I have been thinking about resolutions for 2015, and I have been struggling. Yes people, my life is, in the words of the sage of modern times James Blunt, ‘brilliant’ and I have nothing to change. That was ironic, by the way.

It’s more that I have had a few years where it’s been easy to say “I really need to do that”, or “I want to do that” and they are quite big things. But this year there isn't a big thing that is readily apparent to me. I'm at least broadly happy (and in most cases very happy) with life, lifestyle, exercise, hobbies, job etc. Yes, I could for example be a bit more productive at times in the office, but that feels like a nebulous thing to try and tweak. But I don’t feel I want to take on a new musical challenge this year, nor do I want to change job, flat etc.

So should I just skip the resolutions thing completely? That feels wrong – I think it is good to have goals/areas to improve. I guess that’s the heart of the issue – my mind sees the black and white definition that you are either ‘improving’ or you are ‘drifting’, and I don’t really want to feel I am drifting *Insert cliche here about shark swimming forward or drowning etc.*

So what I have decided is that 2015 will be a year where I am going to investigate and try some new things. I am going to aim to try six new activities (new being something that has formed no measurable part of my daily life in the last twenty years) over the year. I am going to give each one of them a decent go. And if I then decide that they have added nothing to my life, or are merely using up time, I will let them go and move on. If they become part of the day-to-day then that is because they have shown themselves as having value.

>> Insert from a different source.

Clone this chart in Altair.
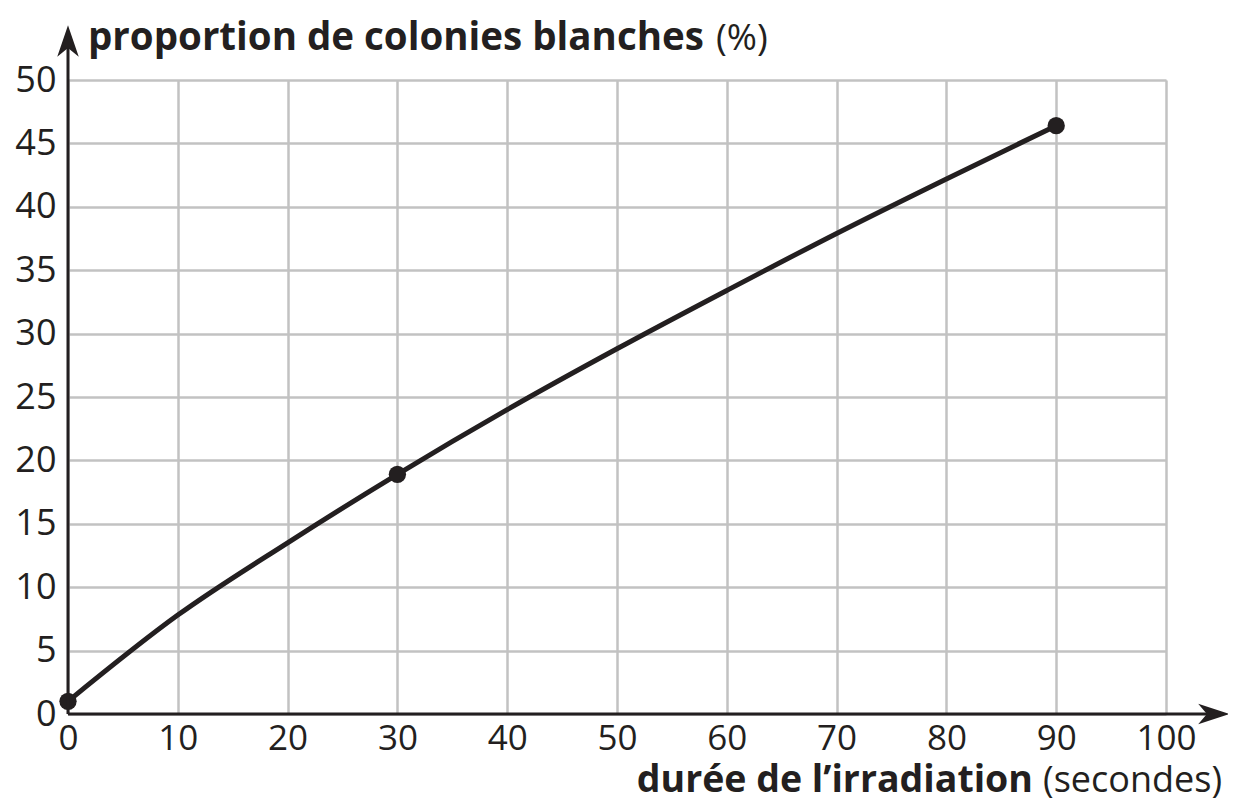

I don’t have the full list yet; this will build over the year but I will start keeping a mental list of possibles. But I have the first two:

  1. I listen to a few podcasts which interview successful people in their fields – they try to get to what is common amongst them – looking for a recipe I suppose***. It has struck me that a very large proportion of these interviewees spend a small part of each day doing what I really don’t want to call mediation, but for want of a better word am going to call meditation. Sometimes this is the full Buddhist version. More often it is putting some time aside on a regular basis to think about what you are going to do, and how you are going to achieve it. So I am going to spend the rest of January and February trying to build this into my schedule.
  2. I am going to dip a toe into the world of MOOCs. Massive Open Online Courses that is. Not MOOGs, which are either cool synthesisers, or one of these:






(those of you not around in the early 80’s should just gloss over that – you don’t need to know).

I am going to find something that looks interesting, or possibly even useful, and sign up for it and do it.

Both these two are things that I need to find out more about. And I imagine I will have a few dead-ends or false starts on the way. But that’s part of the fun. I will report back.


*Specific, Measurable, Achievable, Relevant and Time-specific, in case you a) didn’t know, and b) care.

** OK, you may not think this, but I probably would.

*** If you want lots of these in one place – try the Tim Ferriss Show – on iTunes. He’s sometimes a little smug and self-important for English tastes (in other words he's American), but does talk to a huge range of people who are successful, rather than celebrities, and who are generally interesting.